C’est un des arguments qui était soulevé par le Ministre du travail, argument faisant écho à une situation syndicale tendue. En effet, la ville de Dijon faisait face à un préavis de grève déposé par le personnel de l’Opéra en décembre 2008. L’argument tiré du caractère discriminatoire du transfert reposait sur le fait que les musiciens transférés représenteraient « la partie du personnel comprenant la plus forte proportion de représentants du personnel », dont Monsieur A. Le Ministre s’appuyait également sur des propos du Maire et du directeur de l’association « Camerata de Bourgogne », rapportés dans la presse, et ouvertement anti-syndicaux.
Eu égard aux pièces du dossier, la Cour administrative d’appel de Lyon rejette pourtant les prétentions du Ministre. Elle se fonde principalement sur deux éléments factuels : le projet de transfert était antérieur au préavis de grève, et sur les 45 musiciens dont le contrat fait l’objet d’un transfert, seuls neuf sont titulaires de mandats syndicaux. La Cour conclut ainsi à l’absence de lien entre le transfert et le mandat de Monsieur A.

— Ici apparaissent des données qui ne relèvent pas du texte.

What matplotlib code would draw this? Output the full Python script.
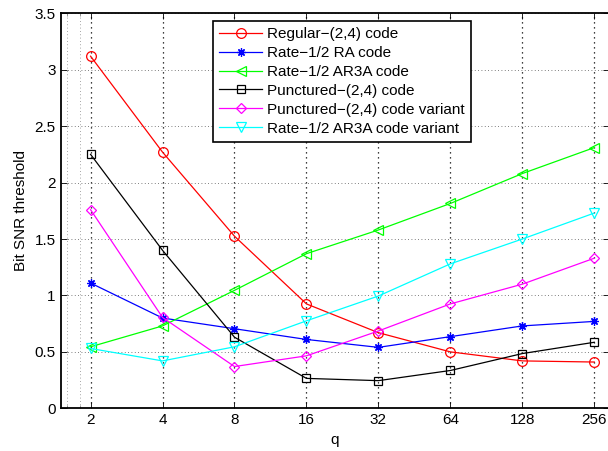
import matplotlib
matplotlib.use("Agg")
import matplotlib.pyplot as plt
from matplotlib.ticker import FixedLocator, NullFormatter

plt.rcParams['font.family'] = ['Liberation Sans', 'DejaVu Sans']

q = [2, 4, 8, 16, 32, 64, 128, 256]
xtick_labels = ['2', '4', '8', '16', '32', '64', '128', '256']

regular_24 = [3.12, 2.27, 1.525, 0.925, 0.67, 0.50, 0.42, 0.41]
ra_half = [1.11, 0.80, 0.705, 0.61, 0.54, 0.635, 0.73, 0.77]
ar3a_half = [0.545, 0.73, 1.045, 1.37, 1.58, 1.815, 2.08, 2.31]
punct_24 = [2.25, 1.40, 0.63, 0.265, 0.245, 0.335, 0.485, 0.585]
punct_24_var = [1.76, 0.805, 0.37, 0.465, 0.685, 0.925, 1.10, 1.33]
ar3a_half_var = [0.53, 0.42, 0.545, 0.775, 0.995, 1.28, 1.50, 1.73]

labels = ['Regular\u2212(2,4) code', 'Rate\u22121/2 RA code', 'Rate\u22121/2 AR3A code',
          'Punctured\u2212(2,4) code', 'Punctured\u2212(2,4) code variant',
          'Rate\u22121/2 AR3A code variant']
series = [regular_24, ra_half, ar3a_half, punct_24, punct_24_var, ar3a_half_var]
colors = ['#ff0000', '#0000ff', '#00ff00', '#000000', '#ff00ff', '#00ffff']
markers = ['o', (8, 2, 0), '<', 's', 'D', 'v']
msizes = [7, 6, 7, 6, 5.5, 7]

fig = plt.figure(figsize=(6.08, 4.51), dpi=100)
ax = fig.add_axes([60.7 / 608, 42.7 / 451, (609 - 60.7) / 608, 395 / 451])

for y, lab, c, m, ms in zip(series, labels, colors, markers, msizes):
    ax.plot(q, y, color=c, marker=m, markersize=ms,
            markerfacecolor='none', markeredgecolor=c, markeredgewidth=0.9,
            linewidth=0.9, label=lab)

ax.set_xscale('log', base=2)
ax.set_xlim(1.5, 295)
ax.set_ylim(0, 3.5)
ax.xaxis.set_major_locator(FixedLocator(q))
ax.set_xticklabels(xtick_labels)
ax.xaxis.set_minor_locator(FixedLocator([1.6, 1.8]))
ax.xaxis.set_minor_formatter(NullFormatter())
ax.set_yticks([0, 0.5, 1, 1.5, 2, 2.5, 3, 3.5])
ax.set_yticklabels(['0', '0.5', '1', '1.5', '2', '2.5', '3', '3.5'])

ax.tick_params(which='both', direction='in', top=True, right=True,
               labelsize=11, length=4, width=0.6)
ax.tick_params(which='minor', length=2, color='#888888')
ax.grid(True, which='major', axis='x', color='black', linestyle=(0, (1, 3)), linewidth=0.9)
ax.grid(True, which='major', axis='y', color='#555555', linestyle=(0, (1, 3)), linewidth=0.6)
ax.grid(True, which='minor', axis='x', color='#888888', linestyle=(0, (1, 3)), linewidth=0.6)
ax.set_axisbelow(True)
for s in ax.spines.values():
    s.set_linewidth(1.3)

ax.set_xlabel('q', fontsize=11, labelpad=4)
ax.set_ylabel('Bit SNR threshold', fontsize=11, labelpad=5)

leg = ax.legend(loc='upper left', bbox_to_anchor=(213 / 608, 1 - 21 / 451),
                bbox_transform=fig.transFigure, borderaxespad=0, fancybox=False,
                edgecolor='black', framealpha=1, fontsize=11, handlelength=2.8,
                handletextpad=0.35, labelspacing=0.32, borderpad=0.4)
leg.get_frame().set_linewidth(1.2)

fig.savefig('out.png', dpi=100)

Outre qu’il n’appartient sans doute pas au juge d’entrer dans des considérations politiques, la position de la Cour doit également s’expliquer, d’un point de vue plus juridique, par la grande liberté laissée aux personnes publiques pour organiser la gestion de leurs services publics. Le rôle du juge et, par ailleurs, de l’État ne saurait aller à l’encontre de la libre administration des collectivités locales, qui doit permettre aux collectivités de maîtriser la gestion de leurs services publics, et notamment d’en fixer librement le mode de gestion. Il appartenait donc à la Ville de Dijon de fixer les modalités de fonctionnement et d’organisation de son service public musical, en passant d’une gestion en régie à une gestion par une personne privée. C’est ce que semble rappeler à bon droit la Cour administrative d’appel de Lyon.